Progressive Conservative

Peter MacKay Progressive Conservative Pictou—Antigonish—Guysborough, NS

Mr. Speaker, I appreciate the opportunity to speak to the amendments before the House on Bill C-3.

Let me begin my remarks by saying this is a bad piece of legislation. It is a bill the government has typically brought forth after seven and a half years of promising it would try to fix our youth criminal justice system.

Let us be frank. What we have seen happen here is the government has tried, in its typical form, to do all things to all people to fix this situation. As a result it will please no one. As a result, we have a piece of legislation that is unworkable, cumbersome, complicated and confusing. At the end of the day it will make worse a system that is already struggling and not working. It will make the situation worse for Canadians, worse for youth, worse for parents, worse for police, and worse for all those in the system who are struggling to make it work.

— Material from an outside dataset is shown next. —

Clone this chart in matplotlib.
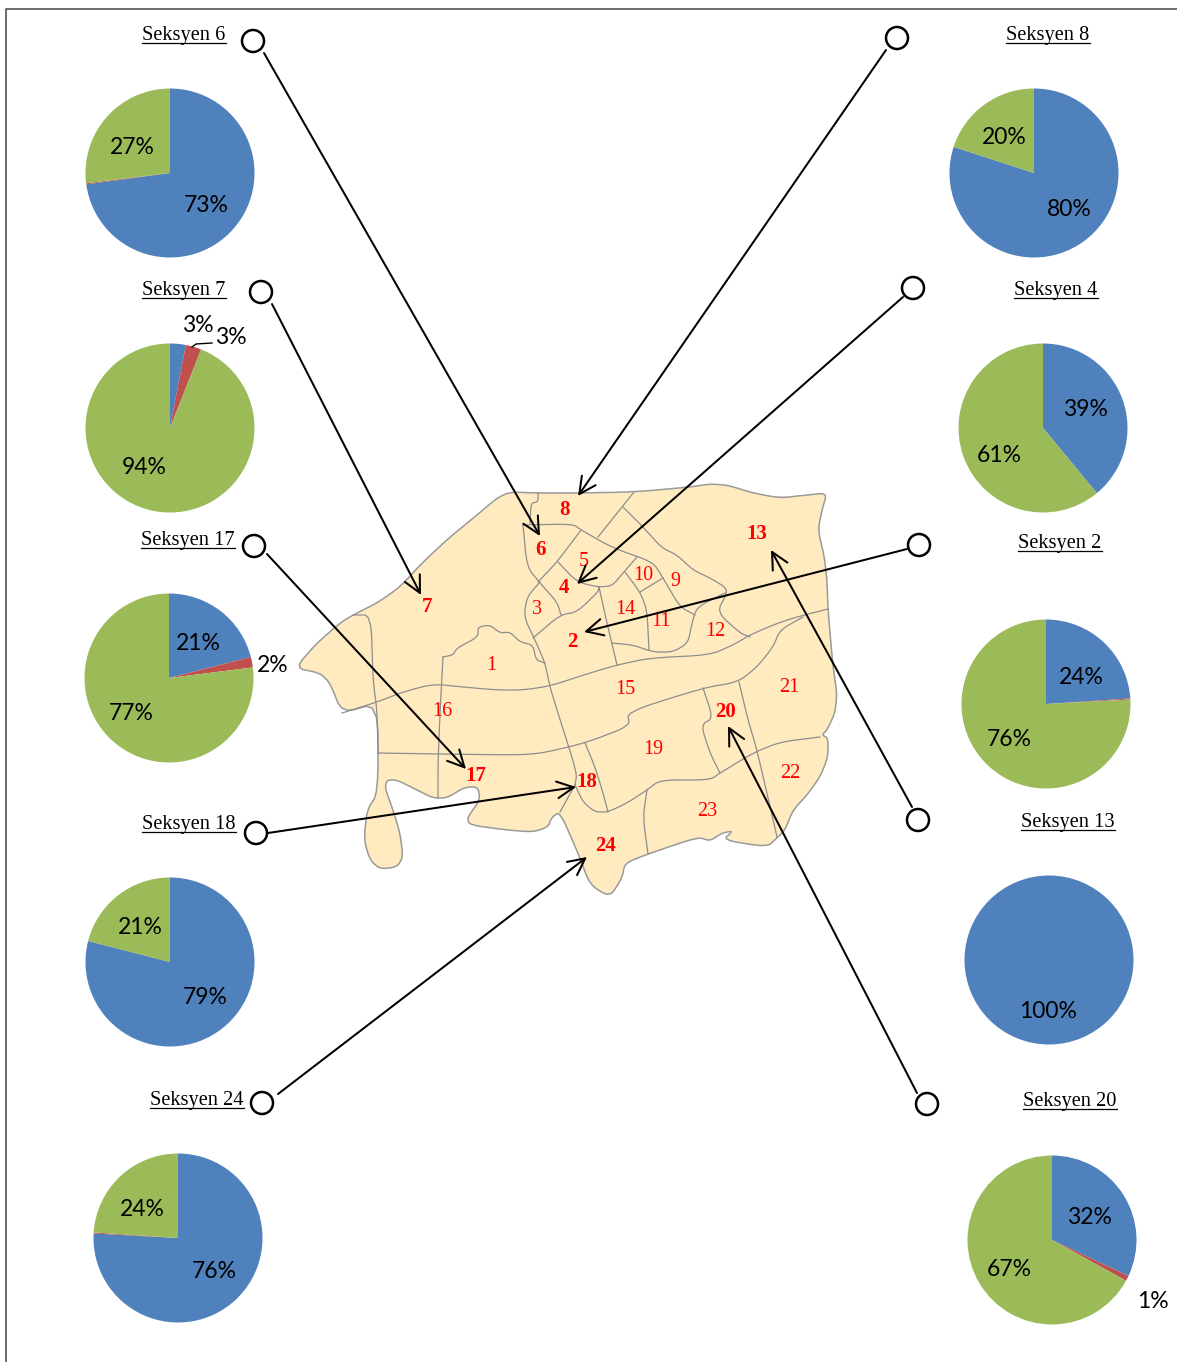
import matplotlib
matplotlib.use("Agg")
import matplotlib.pyplot as plt
from matplotlib.patches import Circle, Polygon

W, H = 1177, 1362

# share of each section: blue, red, green
sections = ["Seksyen 6", "Seksyen 7", "Seksyen 17", "Seksyen 18", "Seksyen 24",
            "Seksyen 8", "Seksyen 4", "Seksyen 2", "Seksyen 13", "Seksyen 20"]
blue = [73, 3, 21, 79, 76, 80, 39, 24, 100, 32]
red = [0.2, 3, 2, 0, 0.2, 0, 0, 0.2, 0, 1]
green = [27, 94, 77, 21, 24, 20, 61, 76, 0, 67]
colors = ["#4F81BD", "#C0504D", "#9BBB59"]

pie_centers = [(170, 173), (170, 428), (169, 678), (170, 962), (178, 1238),
               (1034, 173), (1043, 428), (1046, 704), (1049, 960), (1052, 1240)]
pie_radius = 84.5
title_pos = [(184, 33), (184, 288), (188, 538), (189, 822), (197, 1098),
             (1048, 33), (1056, 288), (1060, 541), (1068, 820), (1070, 1099)]

# where the percent labels go, in the order blue, red, green
blue_lab = [(206, 204), (198, 323), (198, 642), (205, 996), (214, 1270),
            (1069, 208), (1085, 407), (1081, 675), (1048, 1009), (1089, 1215)]
red_lab = [None, (231, 335), (273, 663), None, None, None, None, None, None, (1153, 1299)]
green_lab = [(132, 145), (144, 466), (131, 711), (140, 926), (142, 1207),
             (1004, 135), (999, 453), (1009, 737), None, (1009, 1268)]

# circle markers and the leader arrows going to the map
circles = [(253, 41), (261, 292), (254, 546), (256, 833), (262, 1103),
           (897, 38), (913, 288), (919, 545), (918, 820), (927, 1104)]
arrow_from = [(264, 53), (272, 304), (267, 554), (268, 833), (278, 1094),
              (886, 50), (903, 297), (907, 549), (912, 807), (917, 1093)]
arrow_to = [(540, 536), (421, 595), (466, 769), (576, 787), (587, 857),
            (578, 496), (577, 584), (584, 632), (771, 550), (728, 726)]

# map labels
plain_names = ["1", "3", "5", "9", "10", "11", "12", "14", "15", "16", "19", "21", "22", "23"]
plain_pos = [(491, 664), (537, 607), (584, 560), (675, 580), (643, 574), (661, 620), (715, 630),
             (625, 608), (625, 688), (442, 709), (653, 748), (789, 685), (790, 771), (707, 809)]
bold_names = ["2", "4", "6", "7", "8", "13", "17", "18", "20", "24"]
bold_pos = [(572, 640), (564, 586), (540, 548), (427, 605), (565, 508),
            (757, 532), (476, 774), (587, 780), (726, 710), (605, 844)]

outline = [(295, 668), (317, 643), (340, 623), (353, 615), (377, 603), (400, 587), (423, 562),
           (450, 537), (477, 515), (497, 498), (510, 492), (538, 493), (577, 493), (634, 492),
           (690, 487), (710, 484), (727, 485), (753, 493), (780, 498), (807, 495), (827, 493),
           (822, 510), (818, 530), (824, 555), (827, 580), (828, 610), (833, 667), (837, 693),
           (835, 713), (827, 730), (822, 735), (828, 738), (828, 757), (820, 777), (807, 795),
           (793, 810), (785, 830), (777, 838), (767, 847), (723, 840), (733, 831), (722, 833),
           (710, 841), (698, 837), (648, 854), (625, 863), (622, 878), (610, 897), (590, 885),
           (578, 853), (560, 812), (552, 817), (548, 827), (533, 832), (507, 830), (470, 825),
           (467, 818), (480, 800), (478, 787), (465, 787), (447, 798), (433, 798), (417, 790),
           (397, 780), (387, 780), (385, 788), (393, 810), (400, 833), (403, 857), (397, 867),
           (380, 869), (370, 860), (364, 840), (367, 810), (378, 793), (378, 703), (342, 713),
           (330, 683), (320, 673)]

borders = [
    [(353, 615), (371, 615), (373, 680), (377, 710), (378, 753)],
    [(342, 713), (377, 702), (403, 692), (433, 684), (463, 687), (497, 690), (523, 690), (550, 686),
     (590, 673), (617, 665), (650, 658), (710, 655), (733, 645), (750, 635), (773, 625), (793, 618), (828, 609)],
    [(378, 753), (440, 754), (517, 755), (543, 753), (585, 743), (630, 726), (627, 712), (703, 688),
     (738, 682), (757, 667), (773, 647), (780, 630), (803, 617)],
    [(443, 657), (440, 713), (438, 763), (438, 798)],
    [(443, 657), (453, 655), (457, 648), (478, 637), (478, 627), (490, 625), (500, 633), (510, 632),
     (520, 642), (533, 645), (536, 660), (545, 663)],
    [(538, 493), (538, 502), (531, 503), (530, 523)],
    [(523, 525), (573, 524), (581, 530), (613, 548), (653, 562), (663, 578), (680, 607), (695, 615)],
    [(523, 525), (527, 567), (540, 583), (557, 602), (561, 615)],
    [(540, 582), (527, 597), (524, 617), (535, 640), (545, 663), (550, 687), (557, 710), (577, 773), (575, 785)],
    [(581, 530), (557, 562), (538, 582)],
    [(558, 562), (577, 582), (598, 587), (612, 586), (623, 573), (637, 557)],
    [(533, 638), (560, 615), (577, 612), (598, 592), (599, 587)],
    [(599, 587), (607, 623), (617, 665)],
    [(634, 492), (598, 537)],
    [(623, 507), (643, 527), (662, 548), (677, 555), (693, 570), (710, 578), (725, 587), (727, 593),
     (717, 612), (740, 633), (750, 637)],
    [(625, 572), (640, 592), (647, 610), (649, 650)],
    [(640, 592), (663, 578)],
    [(725, 593), (697, 607), (692, 623), (688, 643), (673, 652), (653, 652), (633, 645), (612, 643)],
    [(585, 743), (595, 767), (603, 793), (608, 812)],
    [(575, 785), (583, 802), (595, 812), (608, 812), (627, 803), (647, 790), (660, 780), (710, 780),
     (720, 773), (753, 753), (780, 742), (820, 737)],
    [(575, 785), (560, 812)],
    [(647, 790), (643, 817), (648, 854)],
    [(703, 688), (713, 718), (701, 725), (710, 753), (720, 773)],
    [(739, 682), (748, 720), (757, 750), (777, 837)],
]


def soften(pts, closed=False, rounds=2, k=0.2):
    # corner cutting so the boundaries do not look faceted
    for _ in range(rounds):
        out = [] if closed else [pts[0]]
        n = len(pts)
        for i in range(n if closed else n - 1):
            a, b = pts[i], pts[(i + 1) % n]
            out.append((a[0] + k * (b[0] - a[0]), a[1] + k * (b[1] - a[1])))
            out.append((b[0] - k * (b[0] - a[0]), b[1] - k * (b[1] - a[1])))
        if not closed:
            out.append(pts[-1])
        pts = out
    return pts


fig = plt.figure(figsize=(W / 100, H / 100), dpi=100, facecolor="white")

# pies get their own small axes
for i, c in enumerate(pie_centers):
    cx, cy = c
    r = pie_radius
    a = fig.add_axes([(cx - r) / W, 1 - (cy + r) / H, 2 * r / W, 2 * r / H])
    a.pie([blue[i], red[i], green[i]], colors=colors, startangle=90, counterclock=False, radius=1)
    a.set_xlim(-1, 1)
    a.set_ylim(-1, 1)
    a.axis("off")

# everything else sits on one axes in pixel units
ax = fig.add_axes([0, 0, 1, 1], facecolor="none")
ax.set_xlim(0, W)
ax.set_ylim(H, 0)
ax.axis("off")

ax.plot([6, 6, W], [H, 9, 9], color="#444444", lw=1.1)

ax.add_patch(Polygon(soften(outline, closed=True), closed=True, facecolor="#FFEBBF",
                     edgecolor="#9A9A9A", lw=1.1, zorder=1))
for b in borders:
    s = soften(b)
    ax.plot([p[0] for p in s], [p[1] for p in s], color="#8E8E8E", lw=0.9, zorder=2)

for name, p in zip(plain_names, plain_pos):
    ax.text(p[0], p[1] + 2, name, color="red", fontsize=14.5, family="Liberation Serif",
            ha="center", va="center", zorder=3)
for name, p in zip(bold_names, bold_pos):
    ax.text(p[0], p[1] + 2, name, color="red", fontsize=15, family="Liberation Serif",
            fontweight="bold", ha="center", va="center", zorder=3)

for c in circles:
    ax.add_patch(Circle(c, 11, facecolor="white", edgecolor="black", lw=1.8, zorder=4))
for s, e in zip(arrow_from, arrow_to):
    ax.annotate("", xy=e, xytext=s, zorder=5,
                arrowprops=dict(arrowstyle="->", color="black", lw=1.45, mutation_scale=30,
                                shrinkA=0, shrinkB=0))

fig.canvas.draw()
rend = fig.canvas.get_renderer()
inv = ax.transData.inverted()
for name, p in zip(sections, title_pos):
    t = ax.text(p[0], p[1] + 2.5, name, fontsize=14.7, family="Liberation Serif", color="black",
                ha="center", va="center", zorder=6)
    bb = t.get_window_extent(rend)
    x0 = inv.transform((bb.x0, 0))[0]
    x1 = inv.transform((bb.x1, 0))[0]
    ax.plot([x0, x1], [p[1] + 10, p[1] + 10], color="black", lw=0.9, zorder=6)

for vals, labs in [(blue, blue_lab), (red, red_lab), (green, green_lab)]:
    for v, p in zip(vals, labs):
        if p is not None:
            ax.text(p[0], p[1] + 2, f"{v:.0f}%", fontsize=16.5, family="Lato", color="black",
                    ha="center", va="center", zorder=6)

# small leader for the second label on Seksyen 7
ax.plot([192, 196, 212], [347, 344, 343], color="black", lw=1, zorder=6)

fig.savefig("out.png", dpi=100)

One of the initial underpinnings of the criminal justice system, coupled with the usual protection of the public and coupled with elements and philosophies of rehabilitation, was deterrence and denunciation for those who cross the line, those who choose in their wisdom to act in a way irresponsible and contrary to the laws of the land.

This bill, like others we have seen brought forward, is completely devoid of any reference to deterrence, of any reference to the fact that society, the public, and the government have a right to express their dismay with those who choose to break the law. This is not to say we should ever go too heavily in that regard, but it should be there. Courts use it. Lawyers refer to it. Judges have it at their disposal to mete out as part of a sentence references to the word “deterrence”, general and specific deterrence. That is meant not only to aim this sort of justice at the offender, but also to send a message to those who choose to act in a like fashion. This bill is devoid of that concept. It is devoid of that philosophy.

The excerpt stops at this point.